When his trial began, Frazier faced a charge of first-degree attempted murder, but it was dismissed mid-trial. The victim, Dunn, had died — unrelated to the crimes — since Frazier was charged, so there was no victim testimony to support the allegations, Senior Deputy Prosecutor Kasey Vu said.

While the jury found Frazier not guilty of the first-degree robbery charge tied to Dunn, he was convicted of the same charge for the second victim, Wynn. Jurors also found Frazier not guilty of two counts of unlawful possession of a firearm, because they found he did not use a gun during a Nov. 28, 2017, break-in at Dunn’s home.

During sentencing Tuesday, Vu asked Judge Jennifer Snider to impose a 41 1/2 -year sentence. Whitney Hawke, Frazier’s court-appointed defense attorney, requested a 20-year punishment.

Craig Dunn, Auston Dunn’s father, spoke during the hearing. He said his son did not have money at the time of the robbery because he had already paid him for rent.

“My son was telling you the truth that he had no money at all,” Craig Dunn said while looking at Frazier. “It could have been a lot worse. I just can’t believe it.”

Associates of Auston Dunn’s are concerned for their safety due to Frazier’s connections outside of jail, Craig Dunn said.

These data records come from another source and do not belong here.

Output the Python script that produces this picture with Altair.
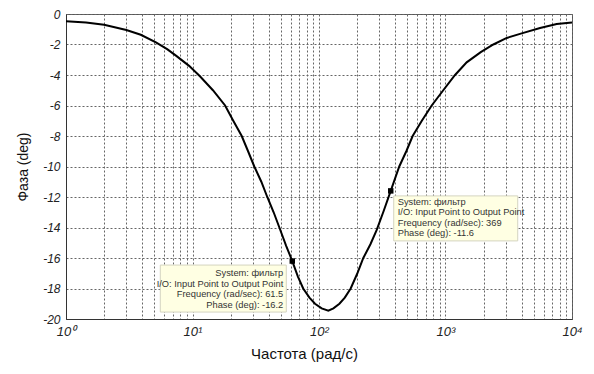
import altair as alt
import pandas as pd

freq = [1, 1.44, 2, 3, 3.9, 5.14, 6.3, 7.4, 9.4, 11.5, 14.5, 18.1, 21, 24.5, 27.5, 30.8,
        35, 39, 43.8, 48.6, 55, 61.5, 68, 75, 84, 93, 105, 118.5, 130, 145, 160, 178,
        200, 224, 255, 286, 325, 369, 431, 490, 550, 650, 778, 960, 1190, 1470, 1900,
        2390, 3050, 4000, 5590, 7570, 10000]
phase = [-0.48, -0.55, -0.70, -1.05, -1.36, -1.86, -2.3, -2.73, -3.4, -4.1, -5.0, -6.0,
         -7.0, -8.0, -9.0, -10.0, -11.0, -12.0, -13.0, -14.0, -15.2, -16.2, -17.2, -18.0,
         -18.6, -19.0, -19.3, -19.46, -19.3, -19.0, -18.6, -18.0, -17.05, -16.0, -15.1,
         -14.16, -12.9, -11.6, -10.0, -9.0, -8.0, -7.0, -6.0, -5.0, -4.0, -3.17, -2.5,
         -2.0, -1.57, -1.27, -0.92, -0.66, -0.55]

tip_freq = [61.5, 369]
tip_phase = [-16.2, -11.6]
tip_text = [
    "System: фильтр\nI/O: Input Point to Output Point\nFrequency (rad/sec): 61.5\nPhase (deg): -16.2",
    "System: фильтр\nI/O: Input Point to Output Point\nFrequency (rad/sec): 369\nPhase (deg): -11.6",
]

x_ticks = [m * 10 ** k for k in range(4) for m in range(1, 10)] + [10000]
y_ticks = [-20, -18, -16, -14, -12, -10, -8, -6, -4, -2, 0]

curve = pd.DataFrame({"f": freq, "p": phase})
tips = pd.DataFrame({"f": tip_freq, "p": tip_phase, "t": tip_text})

FONT = "Liberation Sans"

xscale = alt.Scale(type="log", domain=[1, 10000], nice=False)
yscale = alt.Scale(domain=[-20, 0], nice=False, zero=False)

label_expr = ("indexof([1,10,100,1000,10000], datum.value) >= 0 ? '10' + "
              "['⁰','¹','²','³','⁴'][indexof([1,10,100,1000,10000], datum.value)] : ''")

xaxis = alt.Axis(values=x_ticks, labelExpr=label_expr, title="Частота (рад/с)",
                 grid=True, gridDash=[2, 2], gridColor="#666", gridWidth=1,
                 ticks=False, labelFont=FONT, labelFontSize=13, labelFontStyle="italic",
                 labelColor="#222", labelPadding=6, labelOverlap=False, labelBound=False,
                 labelFlush=False,
                 titleFont=FONT, titleFontSize=15, titleFontWeight="normal",
                 titleColor="#111", titleX=238, titleY=27,
                 domainColor="#333", domainWidth=1)
yaxis = alt.Axis(values=y_ticks, labelExpr="replace(format(datum.value, 'd'), '−', '-')",
                 title="Фаза (deg)",
                 grid=True, gridDash=[2, 2], gridColor="#666", gridWidth=1,
                 ticks=False, labelFont=FONT, labelFontSize=12, labelFontStyle="italic",
                 labelColor="#222", labelPadding=6, labelOverlap=False, labelBound=False,
                 labelFlush=False,
                 titleFont=FONT, titleFontSize=14, titleFontWeight="normal",
                 titleColor="#111", titleX=-36,
                 domainColor="#333", domainWidth=1)

X = alt.X("f:Q", scale=xscale, axis=xaxis)
Y = alt.Y("p:Q", scale=yscale, axis=yaxis)

line = alt.Chart(curve).mark_line(color="black", strokeWidth=2).encode(x=X, y=Y)

t1 = tips.iloc[[0]]
t2 = tips.iloc[[1]]

box1 = alt.Chart(t1).mark_rect(fill="#FFFFE3", stroke="#d4d4c0", strokeWidth=1,
                               xOffset=-132, x2Offset=-6, yOffset=4, y2Offset=51).encode(
    x=X, x2="f:Q", y=Y, y2="p:Q")
box2 = alt.Chart(t2).mark_rect(fill="#FFFFE3", stroke="#d4d4c0", strokeWidth=1,
                               xOffset=3, x2Offset=127, yOffset=5, y2Offset=50).encode(
    x=X, x2="f:Q", y=Y, y2="p:Q")

txt1 = alt.Chart(t1).mark_text(align="right", baseline="middle", dx=-9, dy=12,
                               font=FONT, fontSize=9.3, lineHeight=10.5, color="#333",
                               lineBreak="\n").encode(x=X, y=Y, text="t:N")
txt2 = alt.Chart(t2).mark_text(align="left", baseline="middle", dx=7, dy=11,
                               font=FONT, fontSize=9.3, lineHeight=10.5, color="#333",
                               lineBreak="\n").encode(x=X, y=Y, text="t:N")

pts = alt.Chart(tips).mark_square(color="black", size=30, opacity=1).encode(x=X, y=Y)

chart = alt.layer(line, box1, box2, txt1, txt2, pts).properties(
    width=506, height=305,
    autosize=alt.AutoSizeParams(type="none"),
    padding={"left": 58, "top": 6, "right": 14, "bottom": 47},
    background="white",
).configure_view(stroke="#555", strokeWidth=1)

chart.save("out.html", embed_options={"renderer": "svg", "actions": False})
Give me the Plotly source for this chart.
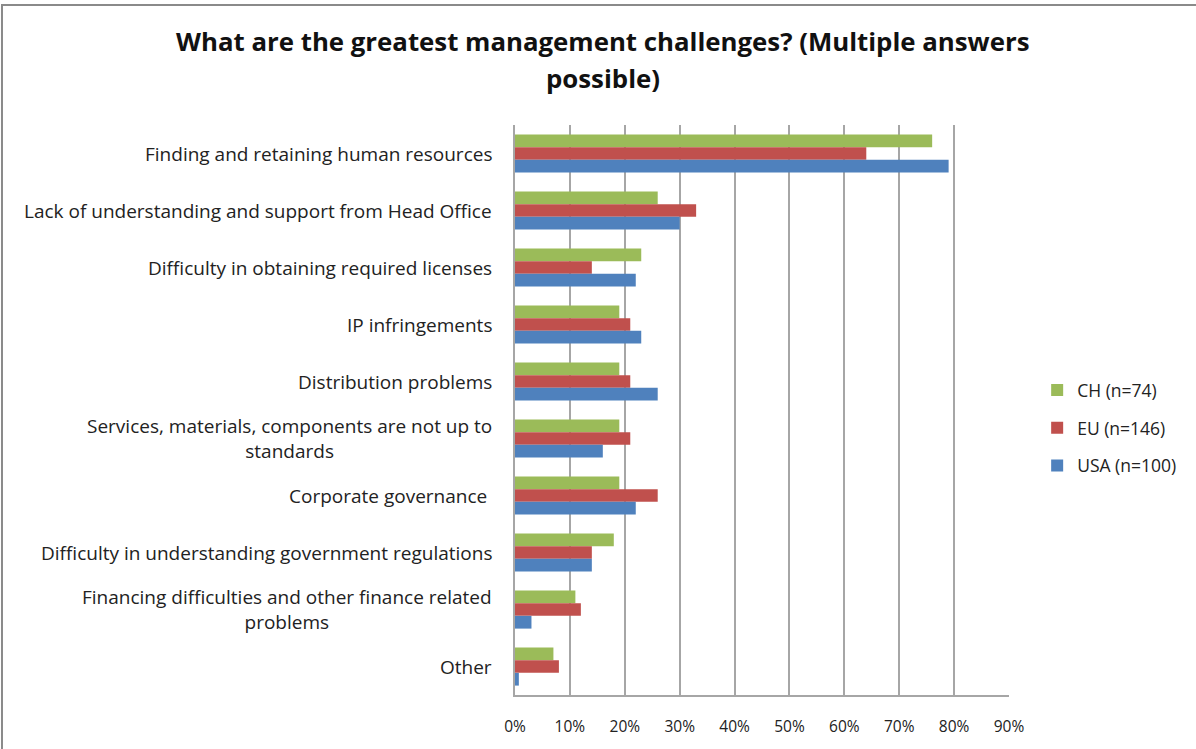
import plotly.graph_objects as go

categories = [
    "Finding and retaining human resources",
    "Lack of understanding and support from Head Office",
    "Difficulty in obtaining required licenses",
    "IP infringements",
    "Distribution problems",
    "Services, materials, components are not up to<br>standards",
    "Corporate governance ",
    "Difficulty in understanding government regulations",
    "Financing difficulties and other finance related<br>problems",
    "Other",
]
ch_values = [0.76, 0.26, 0.23, 0.19, 0.19, 0.19, 0.19, 0.18, 0.11, 0.07]
eu_values = [0.64, 0.33, 0.14, 0.21, 0.21, 0.21, 0.26, 0.14, 0.12, 0.08]
usa_values = [0.79, 0.30, 0.22, 0.23, 0.26, 0.16, 0.22, 0.14, 0.03, 0.007]
series_names = ["CH (n=74)", "EU (n=146)", "USA (n=100)"]
series_colors = ["#9BBB59", "#C0504D", "#4F81BD"]
x_ticks = [0, 0.1, 0.2, 0.3, 0.4, 0.5, 0.6, 0.7, 0.8, 0.9]
x_tick_labels = ["0%", "10%", "20%", "30%", "40%", "50%", "60%", "70%", "80%", "90%"]
title_line1 = "What are the greatest management challenges? (Multiple answers"
title_line2 = "possible)"

FONT = "'Open Sans', 'Liberation Sans', Arial, sans-serif"

fig = go.Figure()
for name, vals, col in zip(series_names, [ch_values, eu_values, usa_values], series_colors):
    fig.add_trace(go.Bar(
        y=categories, x=vals, name=name, orientation="h",
        marker=dict(color=col, line=dict(width=0)),
        legendgroup=name,
    ))

annotations = []
for c in categories:
    annotations.append(dict(
        x=-0.042, y=c, xref="paper", yref="y", text=c, showarrow=False,
        xanchor="right", yanchor="middle", align="center",
        font=dict(family=FONT, size=19, color="#222222"),
    ))
annotations.append(dict(
    x=(603 - 515) / 494, y=(704 - 77) / 579, xref="paper", yref="paper",
    text="<b>" + title_line2 + "</b>",
    showarrow=False, xanchor="center", yanchor="middle",
    font=dict(family=FONT, size=25.8, color="#111111"),
))

fig.update_layout(
    width=1196, height=749,
    margin=dict(l=515, r=187, t=125, b=45),
    paper_bgcolor="white", plot_bgcolor="white",
    barmode="group", bargap=0.33, bargroupgap=0,
    title=dict(
        text="<b>" + title_line1 + "</b>",
        x=0.504, xanchor="center", xref="container", y=1 - 42 / 749, yanchor="middle",
        font=dict(family=FONT, size=25.8, color="#111111"),
    ),
    showlegend=True,
    legend=dict(
        x=1.057, y=0.468, xanchor="left", yanchor="middle",
        traceorder="grouped", tracegroupgap=12,
        font=dict(family=FONT, size=17.5, color="#222222"),
        bgcolor="rgba(0,0,0,0)",
    ),
    annotations=annotations,
    shapes=[dict(
        type="rect", xref="paper", yref="paper",
        x0=-1.0385, x1=1.40, y0=-0.12, y1=1.2105,
        line=dict(color="#8a8a8a", width=2), fillcolor="rgba(0,0,0,0)", layer="below",
    )],
)
fig.update_xaxes(
    range=[0, 0.9], tickvals=x_ticks, ticktext=x_tick_labels,
    showgrid=True, gridcolor="#a6a6a6", gridwidth=1.5,
    showline=True, linecolor="#a6a6a6", linewidth=1.5,
    zeroline=False, ticks="", ticklabelstandoff=17,
    tickfont=dict(family=FONT, size=15.5, color="#222222"),
)
fig.update_yaxes(
    autorange="reversed", showticklabels=False,
    showline=True, linecolor="#a6a6a6", linewidth=1.5,
    showgrid=False, ticks="",
)

fig.write_html("out.html", config={"displayModeBar": False},
               post_script="document.body.style.margin='0';")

As was common during the trial, Frazier spoke up — unprompted — several times Tuesday. He was not present in the courtroom for most of his trial, as he repeatedly recited sovereign citizen rhetoric. He argued he is a corporation and could not be charged with a crime, and the parties were holding fraudulent court proceedings.

Frazier waived his right to be present at trial, according to court documents, and watched most of the proceedings from a separate location.

Despite numerous pleas from Snider and his attorneys, Frazier continued with the refrains throughout Tuesday’s hearing. Among Frazier’s complaints were his court-appointed lawyers and his distrust of the court system.

“It’s fraud. I’m going to sue you,” Frazier told Snider. “I’m not the defendant. I own the defendant. That’s my property.”

Frazier refused to sign court documents and would not give his fingerprints. The judge then ordered Frazier be taken to a separate location for fingerprinting.